→ **AIM OF THE TASK**: Using the material below, repeat exactly the lines from the one with "Recreate this image" through the one with "import * as d3 from 'd3';", ends included, without any images.

→ **PROVIDED RECORDS**:

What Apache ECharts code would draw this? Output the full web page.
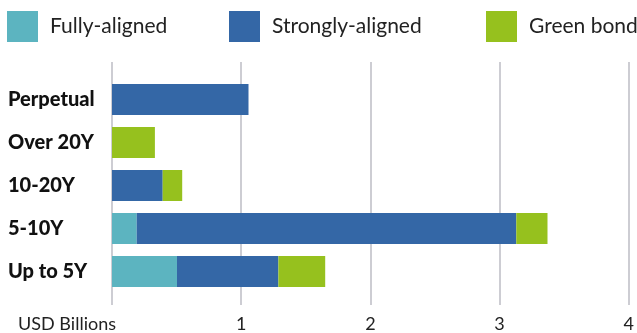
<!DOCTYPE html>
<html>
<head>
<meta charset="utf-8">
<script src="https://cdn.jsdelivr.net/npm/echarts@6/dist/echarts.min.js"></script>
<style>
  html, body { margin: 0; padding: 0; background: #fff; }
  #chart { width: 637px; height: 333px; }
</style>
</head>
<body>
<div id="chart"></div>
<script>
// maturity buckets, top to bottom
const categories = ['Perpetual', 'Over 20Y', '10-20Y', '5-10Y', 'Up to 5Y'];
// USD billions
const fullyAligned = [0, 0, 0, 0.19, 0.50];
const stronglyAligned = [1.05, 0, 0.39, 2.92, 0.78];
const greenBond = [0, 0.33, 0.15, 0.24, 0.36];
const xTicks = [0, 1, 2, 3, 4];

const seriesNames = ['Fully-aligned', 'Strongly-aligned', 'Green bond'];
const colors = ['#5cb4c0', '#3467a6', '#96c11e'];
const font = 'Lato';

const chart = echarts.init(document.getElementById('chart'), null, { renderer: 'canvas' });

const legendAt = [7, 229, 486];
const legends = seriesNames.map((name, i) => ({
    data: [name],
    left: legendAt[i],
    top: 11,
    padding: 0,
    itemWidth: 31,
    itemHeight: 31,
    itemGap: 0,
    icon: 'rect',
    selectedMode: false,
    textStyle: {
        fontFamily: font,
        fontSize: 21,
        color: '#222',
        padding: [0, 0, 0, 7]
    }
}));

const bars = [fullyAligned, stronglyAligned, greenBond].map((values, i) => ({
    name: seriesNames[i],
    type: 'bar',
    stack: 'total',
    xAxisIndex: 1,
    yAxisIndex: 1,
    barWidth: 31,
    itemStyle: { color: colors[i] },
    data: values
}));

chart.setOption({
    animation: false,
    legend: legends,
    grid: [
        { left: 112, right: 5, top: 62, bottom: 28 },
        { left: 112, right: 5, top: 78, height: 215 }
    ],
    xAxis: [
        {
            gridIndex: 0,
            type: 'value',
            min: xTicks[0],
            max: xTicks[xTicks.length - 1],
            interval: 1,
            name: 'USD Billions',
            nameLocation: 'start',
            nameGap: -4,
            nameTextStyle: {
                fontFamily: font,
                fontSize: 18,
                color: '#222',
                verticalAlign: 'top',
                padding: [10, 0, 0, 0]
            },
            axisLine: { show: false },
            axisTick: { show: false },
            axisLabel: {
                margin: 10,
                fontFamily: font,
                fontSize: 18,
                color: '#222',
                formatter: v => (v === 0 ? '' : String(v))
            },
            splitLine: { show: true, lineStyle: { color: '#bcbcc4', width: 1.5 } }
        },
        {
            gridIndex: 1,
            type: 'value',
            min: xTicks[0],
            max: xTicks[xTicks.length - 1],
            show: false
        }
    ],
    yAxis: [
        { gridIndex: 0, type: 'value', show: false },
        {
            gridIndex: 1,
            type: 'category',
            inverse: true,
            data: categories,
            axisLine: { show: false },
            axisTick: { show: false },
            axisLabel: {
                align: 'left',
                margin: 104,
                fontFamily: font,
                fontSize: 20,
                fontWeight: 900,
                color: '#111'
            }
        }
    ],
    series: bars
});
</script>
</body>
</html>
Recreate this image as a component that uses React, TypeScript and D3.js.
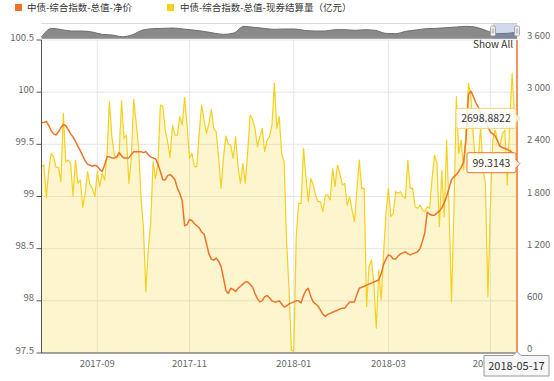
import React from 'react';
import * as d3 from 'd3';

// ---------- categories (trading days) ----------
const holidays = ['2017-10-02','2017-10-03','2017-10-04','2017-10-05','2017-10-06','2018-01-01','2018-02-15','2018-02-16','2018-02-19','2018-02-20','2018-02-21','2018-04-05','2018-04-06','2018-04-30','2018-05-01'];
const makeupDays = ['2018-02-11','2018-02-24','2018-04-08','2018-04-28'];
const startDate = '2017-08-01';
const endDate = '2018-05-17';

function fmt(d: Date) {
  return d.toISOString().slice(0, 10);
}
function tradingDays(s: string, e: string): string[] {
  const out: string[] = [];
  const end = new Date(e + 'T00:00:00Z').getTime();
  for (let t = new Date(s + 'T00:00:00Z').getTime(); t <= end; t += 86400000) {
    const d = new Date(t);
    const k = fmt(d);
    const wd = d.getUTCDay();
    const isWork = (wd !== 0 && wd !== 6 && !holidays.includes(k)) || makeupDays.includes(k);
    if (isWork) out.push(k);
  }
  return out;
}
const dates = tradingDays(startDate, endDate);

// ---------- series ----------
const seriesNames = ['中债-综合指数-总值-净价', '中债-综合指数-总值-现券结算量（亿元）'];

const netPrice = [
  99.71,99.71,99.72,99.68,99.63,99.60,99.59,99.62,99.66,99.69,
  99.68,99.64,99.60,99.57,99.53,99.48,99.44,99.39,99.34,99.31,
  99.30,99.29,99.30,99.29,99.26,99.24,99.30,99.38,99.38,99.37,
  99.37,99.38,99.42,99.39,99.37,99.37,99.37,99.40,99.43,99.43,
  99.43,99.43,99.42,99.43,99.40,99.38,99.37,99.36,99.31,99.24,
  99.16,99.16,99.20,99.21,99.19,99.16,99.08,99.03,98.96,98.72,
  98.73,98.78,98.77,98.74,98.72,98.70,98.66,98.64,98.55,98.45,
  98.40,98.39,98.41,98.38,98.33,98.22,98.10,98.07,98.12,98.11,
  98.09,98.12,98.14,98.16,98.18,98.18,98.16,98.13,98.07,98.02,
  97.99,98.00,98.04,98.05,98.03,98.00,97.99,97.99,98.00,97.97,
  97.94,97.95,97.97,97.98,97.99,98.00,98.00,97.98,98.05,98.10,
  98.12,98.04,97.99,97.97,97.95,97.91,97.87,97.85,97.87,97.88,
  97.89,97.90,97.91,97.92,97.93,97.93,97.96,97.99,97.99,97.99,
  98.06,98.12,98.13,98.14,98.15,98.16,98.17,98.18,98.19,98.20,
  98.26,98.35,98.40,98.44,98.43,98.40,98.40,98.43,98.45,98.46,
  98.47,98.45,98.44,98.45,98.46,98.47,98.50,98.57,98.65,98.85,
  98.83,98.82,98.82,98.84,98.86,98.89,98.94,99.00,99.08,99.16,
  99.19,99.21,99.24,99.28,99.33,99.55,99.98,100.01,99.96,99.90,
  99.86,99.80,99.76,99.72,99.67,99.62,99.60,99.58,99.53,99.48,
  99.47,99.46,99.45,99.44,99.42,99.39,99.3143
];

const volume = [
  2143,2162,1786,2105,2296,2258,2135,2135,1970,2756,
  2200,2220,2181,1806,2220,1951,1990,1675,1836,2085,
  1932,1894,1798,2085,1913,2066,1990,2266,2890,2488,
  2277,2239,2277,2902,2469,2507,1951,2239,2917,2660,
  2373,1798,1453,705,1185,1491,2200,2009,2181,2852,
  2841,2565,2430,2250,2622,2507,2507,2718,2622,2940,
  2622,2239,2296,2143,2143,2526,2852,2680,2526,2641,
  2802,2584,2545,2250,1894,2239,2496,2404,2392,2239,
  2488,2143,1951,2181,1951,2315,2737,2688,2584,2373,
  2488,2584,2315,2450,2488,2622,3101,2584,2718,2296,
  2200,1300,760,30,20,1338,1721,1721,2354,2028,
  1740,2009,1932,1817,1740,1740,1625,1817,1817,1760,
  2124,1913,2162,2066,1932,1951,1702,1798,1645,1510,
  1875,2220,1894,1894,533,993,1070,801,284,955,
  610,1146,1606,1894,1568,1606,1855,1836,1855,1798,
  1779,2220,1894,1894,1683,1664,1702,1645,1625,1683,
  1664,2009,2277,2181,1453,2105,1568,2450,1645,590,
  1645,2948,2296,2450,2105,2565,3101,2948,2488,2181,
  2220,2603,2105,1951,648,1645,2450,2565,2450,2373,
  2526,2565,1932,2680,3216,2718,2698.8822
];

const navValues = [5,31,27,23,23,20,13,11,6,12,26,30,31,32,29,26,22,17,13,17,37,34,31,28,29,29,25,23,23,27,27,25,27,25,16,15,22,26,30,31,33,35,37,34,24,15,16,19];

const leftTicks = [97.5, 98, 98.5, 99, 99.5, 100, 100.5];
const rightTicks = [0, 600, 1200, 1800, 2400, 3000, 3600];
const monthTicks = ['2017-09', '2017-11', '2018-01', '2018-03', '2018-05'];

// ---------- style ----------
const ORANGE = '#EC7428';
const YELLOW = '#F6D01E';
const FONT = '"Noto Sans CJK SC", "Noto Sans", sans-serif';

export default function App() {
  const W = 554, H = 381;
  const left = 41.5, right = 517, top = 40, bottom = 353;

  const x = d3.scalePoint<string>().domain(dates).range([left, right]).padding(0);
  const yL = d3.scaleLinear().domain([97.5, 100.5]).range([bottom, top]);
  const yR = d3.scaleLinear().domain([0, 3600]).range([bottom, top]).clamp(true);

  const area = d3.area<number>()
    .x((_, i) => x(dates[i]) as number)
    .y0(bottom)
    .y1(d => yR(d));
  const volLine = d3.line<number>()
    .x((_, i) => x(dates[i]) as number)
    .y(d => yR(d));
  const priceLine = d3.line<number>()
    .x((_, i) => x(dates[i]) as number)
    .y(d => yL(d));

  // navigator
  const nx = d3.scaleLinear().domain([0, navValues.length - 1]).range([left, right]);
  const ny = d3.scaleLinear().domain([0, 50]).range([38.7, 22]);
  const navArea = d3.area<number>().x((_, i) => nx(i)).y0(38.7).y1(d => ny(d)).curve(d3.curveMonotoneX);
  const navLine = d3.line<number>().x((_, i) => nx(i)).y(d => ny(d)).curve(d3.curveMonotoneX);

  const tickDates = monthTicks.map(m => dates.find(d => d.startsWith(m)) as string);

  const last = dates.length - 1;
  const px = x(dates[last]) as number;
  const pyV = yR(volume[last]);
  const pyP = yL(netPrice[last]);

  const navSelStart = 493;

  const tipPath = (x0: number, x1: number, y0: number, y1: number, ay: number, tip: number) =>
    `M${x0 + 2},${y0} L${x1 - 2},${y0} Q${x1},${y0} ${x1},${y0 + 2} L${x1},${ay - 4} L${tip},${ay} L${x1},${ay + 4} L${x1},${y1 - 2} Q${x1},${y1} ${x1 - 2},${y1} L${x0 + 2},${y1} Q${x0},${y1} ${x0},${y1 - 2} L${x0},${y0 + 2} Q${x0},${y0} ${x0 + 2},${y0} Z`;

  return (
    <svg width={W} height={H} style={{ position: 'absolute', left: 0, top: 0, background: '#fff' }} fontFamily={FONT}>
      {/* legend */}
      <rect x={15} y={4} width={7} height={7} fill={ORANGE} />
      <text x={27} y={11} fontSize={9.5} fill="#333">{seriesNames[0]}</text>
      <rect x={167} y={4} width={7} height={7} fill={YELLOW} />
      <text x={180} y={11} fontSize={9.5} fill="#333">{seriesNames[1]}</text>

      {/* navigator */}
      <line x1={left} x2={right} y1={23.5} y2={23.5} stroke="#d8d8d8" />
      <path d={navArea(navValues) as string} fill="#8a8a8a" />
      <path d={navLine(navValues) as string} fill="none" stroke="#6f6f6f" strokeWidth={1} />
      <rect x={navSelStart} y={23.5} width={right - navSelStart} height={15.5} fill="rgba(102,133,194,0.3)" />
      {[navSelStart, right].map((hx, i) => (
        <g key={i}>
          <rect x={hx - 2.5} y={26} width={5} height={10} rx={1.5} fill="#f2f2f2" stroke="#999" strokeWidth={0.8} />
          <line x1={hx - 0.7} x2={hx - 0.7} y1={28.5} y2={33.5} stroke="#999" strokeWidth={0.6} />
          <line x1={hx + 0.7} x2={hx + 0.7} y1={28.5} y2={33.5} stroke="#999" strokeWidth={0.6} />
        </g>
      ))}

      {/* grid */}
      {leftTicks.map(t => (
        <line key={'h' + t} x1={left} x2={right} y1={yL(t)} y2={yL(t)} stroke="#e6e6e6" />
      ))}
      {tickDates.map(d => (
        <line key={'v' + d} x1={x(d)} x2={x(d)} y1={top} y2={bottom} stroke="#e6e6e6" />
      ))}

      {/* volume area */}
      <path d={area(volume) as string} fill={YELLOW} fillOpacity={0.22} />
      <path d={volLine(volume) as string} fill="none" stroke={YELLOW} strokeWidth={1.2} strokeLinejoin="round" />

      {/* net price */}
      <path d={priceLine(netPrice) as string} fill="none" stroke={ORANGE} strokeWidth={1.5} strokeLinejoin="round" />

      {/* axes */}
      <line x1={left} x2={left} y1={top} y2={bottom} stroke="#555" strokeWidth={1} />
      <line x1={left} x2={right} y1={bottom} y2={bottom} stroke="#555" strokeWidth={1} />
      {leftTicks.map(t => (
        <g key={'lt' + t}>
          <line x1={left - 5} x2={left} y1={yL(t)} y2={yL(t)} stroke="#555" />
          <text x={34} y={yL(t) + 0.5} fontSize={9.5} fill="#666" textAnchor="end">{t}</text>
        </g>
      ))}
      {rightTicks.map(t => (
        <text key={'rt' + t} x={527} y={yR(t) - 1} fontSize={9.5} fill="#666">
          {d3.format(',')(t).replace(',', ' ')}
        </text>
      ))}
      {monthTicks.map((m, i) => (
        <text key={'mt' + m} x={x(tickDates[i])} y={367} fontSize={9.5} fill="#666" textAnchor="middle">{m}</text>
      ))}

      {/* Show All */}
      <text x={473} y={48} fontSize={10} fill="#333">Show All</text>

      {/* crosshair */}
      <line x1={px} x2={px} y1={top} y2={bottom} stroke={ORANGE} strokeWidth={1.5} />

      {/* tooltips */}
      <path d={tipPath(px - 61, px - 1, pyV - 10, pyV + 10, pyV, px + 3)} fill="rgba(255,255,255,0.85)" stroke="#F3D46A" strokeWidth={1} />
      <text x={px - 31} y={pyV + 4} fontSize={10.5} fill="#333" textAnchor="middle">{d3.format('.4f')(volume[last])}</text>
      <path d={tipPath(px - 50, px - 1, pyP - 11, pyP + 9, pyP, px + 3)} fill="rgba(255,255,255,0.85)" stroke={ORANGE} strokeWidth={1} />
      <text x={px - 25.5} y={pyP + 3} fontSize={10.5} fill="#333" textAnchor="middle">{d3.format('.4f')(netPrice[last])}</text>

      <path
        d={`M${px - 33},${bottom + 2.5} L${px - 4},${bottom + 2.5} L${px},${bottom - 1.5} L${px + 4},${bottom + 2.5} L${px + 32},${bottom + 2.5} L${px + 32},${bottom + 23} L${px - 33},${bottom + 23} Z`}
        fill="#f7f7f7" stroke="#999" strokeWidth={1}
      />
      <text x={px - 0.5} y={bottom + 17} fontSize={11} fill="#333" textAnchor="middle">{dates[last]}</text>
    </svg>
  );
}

→ **TASK RESULT**:
Recreate this image as a component that uses React, TypeScript and D3.js.
import React from 'react';
import * as d3 from 'd3';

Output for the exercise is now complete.